An internal audit into the Commodity Futures Trading Commission’s whistleblower program will be restarted after it took a seat to other priorities last year, according to a report from the agency’s Inspector General.
The Inspector General’s report, which was initially submitted to Congress in September but only publicly released on Monday, said the audit’s goal will be to “determine the reason, if any, for the limited number of CFTC whistleblower awards compared to the SEC, and to recommend best practices in this area.”
The five-year-old whistleblower program gave out its first whistleblower award in May 2014 — $240,000 to a whistleblower who helped expose violations of the Commodity Exchange Act. Another award was doled out this September for $290,000.
The SEC has paid out $54 million in whistleblower awards since 2011, including $37 million in 2015 alone. Phillips & Cohen LLP secured for an international client the largest SEC whistleblower award, more than $30 million.
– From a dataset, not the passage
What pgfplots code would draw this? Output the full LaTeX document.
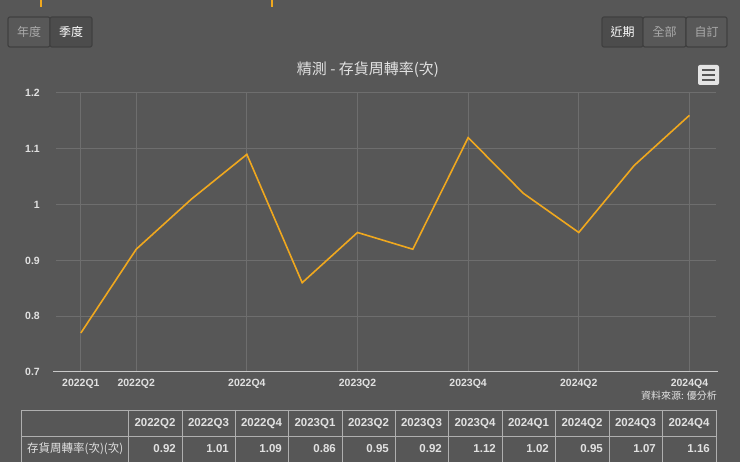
\documentclass[border=0pt]{standalone}
\usepackage{pgfplots}
\pgfplotsset{compat=1.18}
\usepackage{fontspec}
\setmainfont{Liberation Sans}
\newfontfamily\cjk{Noto Sans CJK TC}

\definecolor{bg}{RGB}{87,87,87}
\definecolor{gridc}{RGB}{110,110,110}
\definecolor{axisc}{RGB}{200,200,200}
\definecolor{labelc}{RGB}{225,225,225}
\definecolor{dimc}{RGB}{170,170,170}
\definecolor{iconc}{RGB}{228,228,228}
\definecolor{linec}{RGB}{240,168,30}
\definecolor{btnb}{RGB}{64,64,64}
\definecolor{btnf}{RGB}{88,88,88}
\definecolor{btna}{RGB}{76,76,76}
\definecolor{tabc}{RGB}{175,175,175}

\begin{document}
\begin{tikzpicture}[x=1pt,y=1pt]
\useasboundingbox (0,0) rectangle (740,462);
\fill[bg] (0,0) rectangle (740,462);

\begin{axis}[
  at={(56pt,90pt)}, anchor=south west,
  width=660pt, height=279pt, scale only axis,
  xmin=-0.45, xmax=11.48, ymin=0.7, ymax=1.2,
  axis line style={draw=none},
  major tick length=0pt,
  xtick={0,1,3,5,7,9,11},
  xticklabels={2022Q1,2022Q2,2022Q4,2023Q2,2023Q4,2024Q2,2024Q4},
  ytick={0.7,0.8,0.9,1,1.1,1.2},
  yticklabels={0.7,0.8,0.9,1,1.1,1.2},
  xmajorgrids, ymajorgrids,
  major grid style={gridc, line width=1pt},
  /pgf/number format/assume math mode=true,
  tick label style={font=\fontsize{10.5}{12}\selectfont\bfseries, text=labelc},
  yticklabel style={anchor=east, inner sep=0pt, xshift=-16pt},
  xticklabel style={anchor=north, inner sep=0pt, yshift=-7pt},
]
\addplot[linec, line width=1.6pt] coordinates {
  (0,0.77) (1,0.92) (2,1.01) (3,1.09) (4,0.86) (5,0.95)
  (6,0.92) (7,1.12) (8,1.02) (9,0.95) (10,1.07) (11,1.16)
};
\end{axis}

\begin{scope}[yshift=462pt, y=-1pt]
  % baseline
  \draw[axisc, line width=1pt] (53,372) -- (718,372);
  % orange marks at top
  \draw[linec, line width=2pt] (40.7,0) -- (40.7,7);
  \draw[linec, line width=2pt] (271.7,0) -- (271.7,7);
  % buttons
  \draw[btnb, line width=1.2pt, fill=btnf, rounded corners=2pt] (8,17) rectangle (50,47);
  \draw[btnb, line width=1.2pt, fill=btna, rounded corners=2pt] (50,17) rectangle (92,47);
  \node[text=dimc, font=\cjk\fontsize{12}{14}\selectfont] at (29,32) {年度};
  \node[text=white, font=\cjk\fontsize{12}{14}\selectfont] at (71,32) {季度};
  \draw[btnb, line width=1.2pt, fill=btna, rounded corners=2pt] (602,17) rectangle (643,47);
  \draw[btnb, line width=1.2pt, fill=btnf, rounded corners=2pt] (643,17) rectangle (686,47);
  \draw[btnb, line width=1.2pt, fill=btnf, rounded corners=2pt] (686,17) rectangle (727,47);
  \node[text=white, font=\cjk\fontsize{12}{14}\selectfont] at (622.5,32) {近期};
  \node[text=dimc, font=\cjk\fontsize{12}{14}\selectfont] at (664.5,32) {全部};
  \node[text=dimc, font=\cjk\fontsize{12}{14}\selectfont] at (706.5,32) {自訂};
  % menu icon
  \fill[iconc, rounded corners=2pt] (698,65) rectangle (719,85);
  \foreach \yy in {70,75,80}
    \draw[bg, line width=2.2pt] (702,\yy) -- (715,\yy);
  % title
  \node[text=labelc, font=\cjk\fontsize{15}{17}\selectfont] at (368,70) {精測 - 存貨周轉率(次)};
  % source
  \node[text=labelc, anchor=east, inner sep=0pt, font=\cjk\fontsize{10}{12}\selectfont] at (717,396) {資料來源: 優分析};
  % table
  \draw[tabc, line width=0.9pt] (21,462) -- (21,410) -- (716,410) -- (716,462);
  \draw[tabc, line width=0.9pt] (21,436) -- (716,436);
  \foreach \cx in {128,182,235,288,342,395,448,502,555,609,662}
    \draw[tabc, line width=0.9pt] (\cx,410) -- (\cx,462);
  \foreach \cx/\lab in {155/2022Q2,208.5/2022Q3,261.5/2022Q4,315/2023Q1,368.5/2023Q2,421.5/2023Q3,475/2023Q4,528.5/2024Q1,582/2024Q2,635.5/2024Q3,689/2024Q4}
    \node[text=labelc, anchor=base, inner sep=0pt, font=\fontsize{11.5}{13}\selectfont\bfseries] at (\cx,427) {\lab};
  \foreach \rx/\val in {176/0.92,229/1.01,282/1.09,336/0.86,389/0.95,442/0.92,496/1.12,549/1.02,603/0.95,656/1.07,710/1.16}
    \node[text=labelc, anchor=base east, inner sep=0pt, font=\fontsize{11.5}{13}\selectfont\bfseries] at (\rx,453) {\val};
  \node[text=labelc, anchor=base west, inner sep=0pt, font=\cjk\fontsize{11.5}{13}\selectfont] at (27,453) {存貨周轉率(次)(次)};
\end{scope}
\end{tikzpicture}
\end{document}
The CFTC has been trying to do its best to handle whistleblower cases with an admittedly limited staff and a tight budget. But things are looking up for the agency that’s often thought of as the younger sibling to the Securities and Exchange Commission: The FY 2016 budget includes an additional $72 million for the CFTC, raising its budget to $322 million.
Though the CFTC whistleblower program is still in its infancy, CFTC Chairman Timothy Massad has indicated that he expects the program to start to take off.
“This is a relatively new program so it is still growing,” Massad said at a Senate hearing in May. “We believe the program will be an important tool going forward in identifying, investigating, and prosecuting violations of the law.”
Christopher Ehrman, director of the CFTC Whistleblower Office, said at a conference in November that his staff has increased from three to eight and that he expects 2016 will be the year “when we hit our stride.”